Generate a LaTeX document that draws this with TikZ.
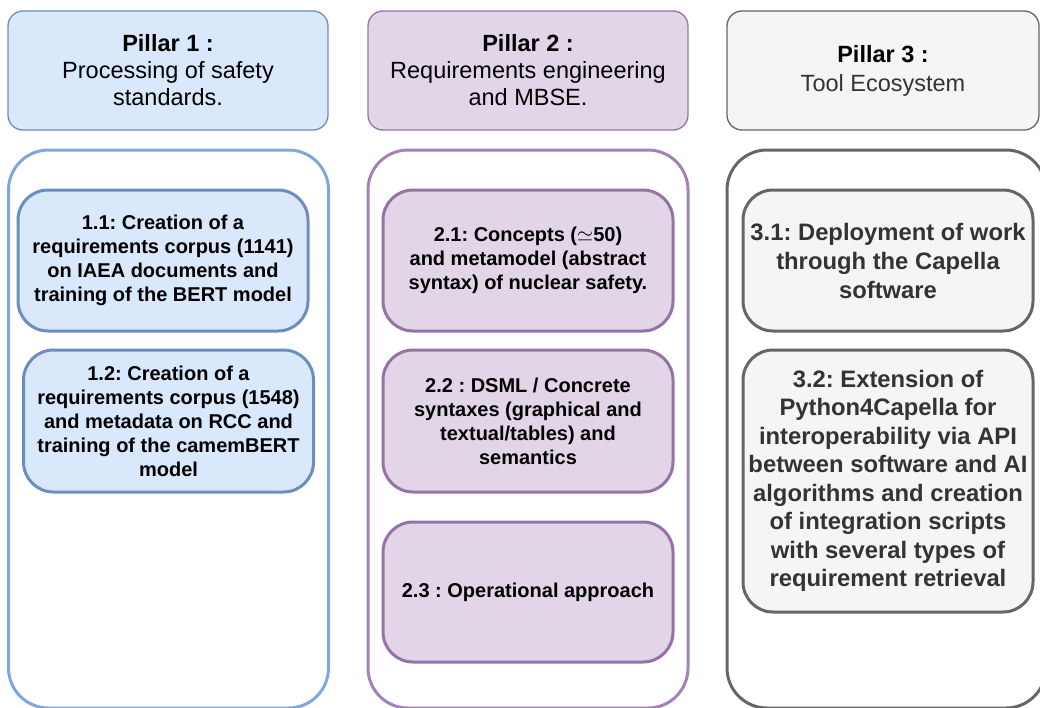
-------------------------
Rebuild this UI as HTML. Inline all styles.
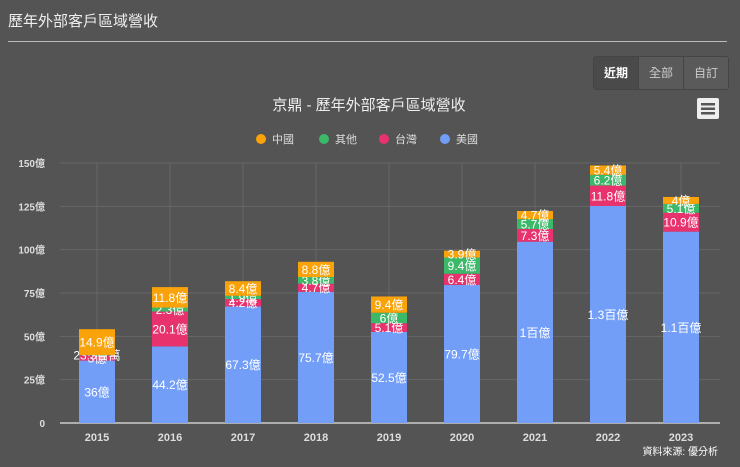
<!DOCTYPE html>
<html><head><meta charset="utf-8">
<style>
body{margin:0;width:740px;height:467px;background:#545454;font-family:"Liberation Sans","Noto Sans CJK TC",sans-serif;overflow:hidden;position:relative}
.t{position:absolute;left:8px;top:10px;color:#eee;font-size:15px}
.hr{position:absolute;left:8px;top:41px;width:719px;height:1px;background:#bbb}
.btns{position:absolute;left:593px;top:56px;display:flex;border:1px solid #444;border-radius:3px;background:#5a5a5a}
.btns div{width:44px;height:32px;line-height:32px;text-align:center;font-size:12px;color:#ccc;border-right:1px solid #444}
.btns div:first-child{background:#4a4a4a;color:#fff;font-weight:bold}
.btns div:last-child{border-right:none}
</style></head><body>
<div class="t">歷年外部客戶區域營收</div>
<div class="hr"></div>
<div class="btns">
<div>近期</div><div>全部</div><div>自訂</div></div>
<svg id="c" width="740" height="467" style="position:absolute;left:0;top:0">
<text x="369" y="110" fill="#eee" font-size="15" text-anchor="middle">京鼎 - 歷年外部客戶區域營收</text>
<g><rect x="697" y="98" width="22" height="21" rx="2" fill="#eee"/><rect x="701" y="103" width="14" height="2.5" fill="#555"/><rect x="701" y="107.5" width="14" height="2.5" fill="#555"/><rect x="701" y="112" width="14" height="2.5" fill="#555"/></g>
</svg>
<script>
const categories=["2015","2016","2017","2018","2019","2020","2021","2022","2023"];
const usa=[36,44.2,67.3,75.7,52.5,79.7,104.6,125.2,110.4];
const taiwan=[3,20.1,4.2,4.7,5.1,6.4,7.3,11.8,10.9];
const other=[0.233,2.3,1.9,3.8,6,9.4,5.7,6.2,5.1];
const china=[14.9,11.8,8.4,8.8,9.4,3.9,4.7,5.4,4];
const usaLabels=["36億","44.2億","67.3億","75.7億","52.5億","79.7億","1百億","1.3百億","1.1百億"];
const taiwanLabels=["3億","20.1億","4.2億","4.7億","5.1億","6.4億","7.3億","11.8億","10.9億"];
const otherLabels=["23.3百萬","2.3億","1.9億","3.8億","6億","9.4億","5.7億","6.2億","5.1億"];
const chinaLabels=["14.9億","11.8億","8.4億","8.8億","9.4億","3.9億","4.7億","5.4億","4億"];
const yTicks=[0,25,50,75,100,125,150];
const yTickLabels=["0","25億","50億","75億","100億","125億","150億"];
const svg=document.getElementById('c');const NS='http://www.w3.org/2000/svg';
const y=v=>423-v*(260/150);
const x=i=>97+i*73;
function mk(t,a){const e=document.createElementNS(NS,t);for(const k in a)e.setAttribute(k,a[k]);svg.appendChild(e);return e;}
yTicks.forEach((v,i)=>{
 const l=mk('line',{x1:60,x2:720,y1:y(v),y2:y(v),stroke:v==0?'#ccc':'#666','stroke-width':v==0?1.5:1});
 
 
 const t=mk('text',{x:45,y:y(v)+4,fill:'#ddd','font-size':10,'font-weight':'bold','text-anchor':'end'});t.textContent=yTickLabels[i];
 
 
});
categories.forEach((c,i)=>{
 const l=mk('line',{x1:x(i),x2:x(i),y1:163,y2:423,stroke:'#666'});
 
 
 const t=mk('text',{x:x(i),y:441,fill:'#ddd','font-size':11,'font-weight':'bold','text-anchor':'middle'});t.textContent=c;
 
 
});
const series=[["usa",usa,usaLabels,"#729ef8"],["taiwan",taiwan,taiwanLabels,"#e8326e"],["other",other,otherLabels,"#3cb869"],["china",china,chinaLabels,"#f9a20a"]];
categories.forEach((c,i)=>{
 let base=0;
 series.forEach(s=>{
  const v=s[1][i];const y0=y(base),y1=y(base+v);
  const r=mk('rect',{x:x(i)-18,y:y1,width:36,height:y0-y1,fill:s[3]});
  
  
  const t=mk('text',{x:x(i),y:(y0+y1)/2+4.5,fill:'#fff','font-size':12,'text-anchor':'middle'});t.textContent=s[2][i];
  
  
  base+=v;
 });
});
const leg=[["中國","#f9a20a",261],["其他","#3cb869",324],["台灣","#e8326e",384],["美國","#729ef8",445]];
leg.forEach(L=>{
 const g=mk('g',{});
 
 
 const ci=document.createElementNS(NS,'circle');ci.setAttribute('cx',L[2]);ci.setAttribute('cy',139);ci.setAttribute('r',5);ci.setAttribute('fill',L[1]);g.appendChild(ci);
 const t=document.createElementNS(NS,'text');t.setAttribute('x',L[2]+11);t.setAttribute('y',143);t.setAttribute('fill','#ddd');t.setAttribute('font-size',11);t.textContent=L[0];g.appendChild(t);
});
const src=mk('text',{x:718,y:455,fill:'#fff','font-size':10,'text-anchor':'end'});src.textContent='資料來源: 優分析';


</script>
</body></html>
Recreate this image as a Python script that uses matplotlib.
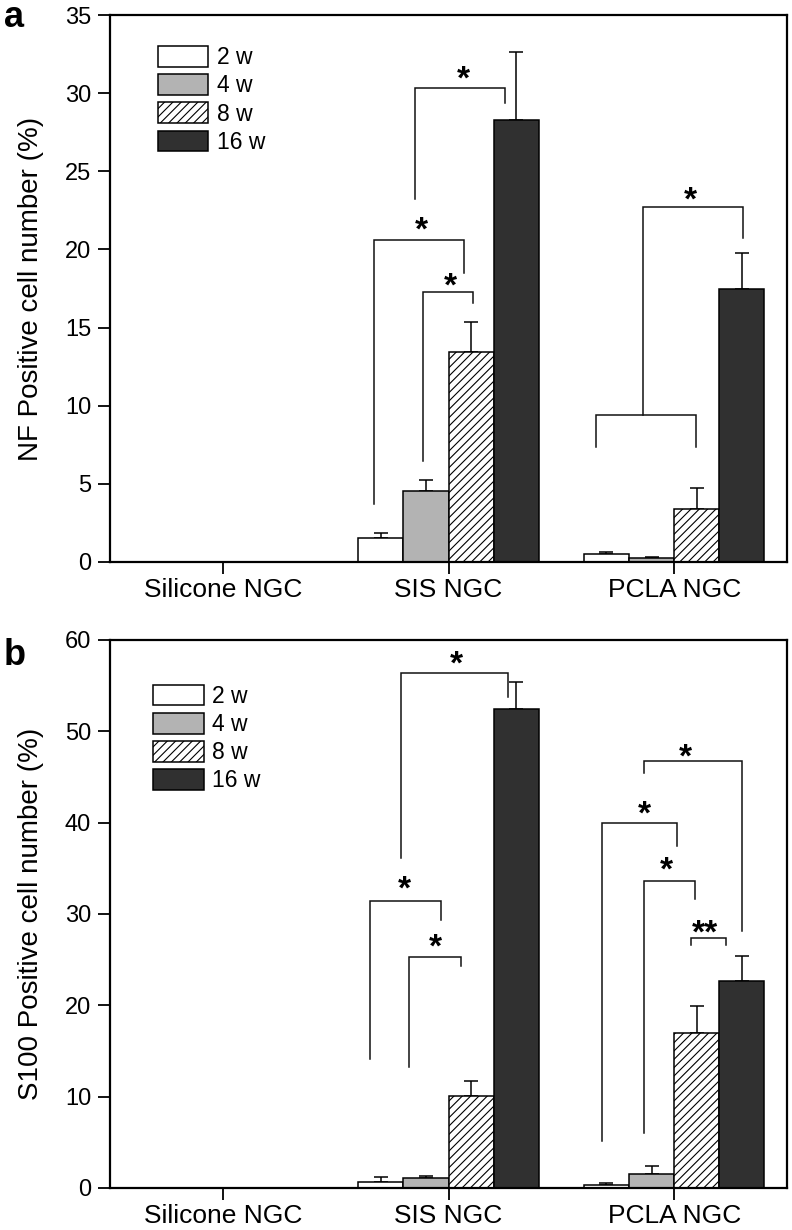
-------------------------
Stated exercise. Identify how many lines in the entries above contain the word "document" and provide only that figure.

The completed task. 5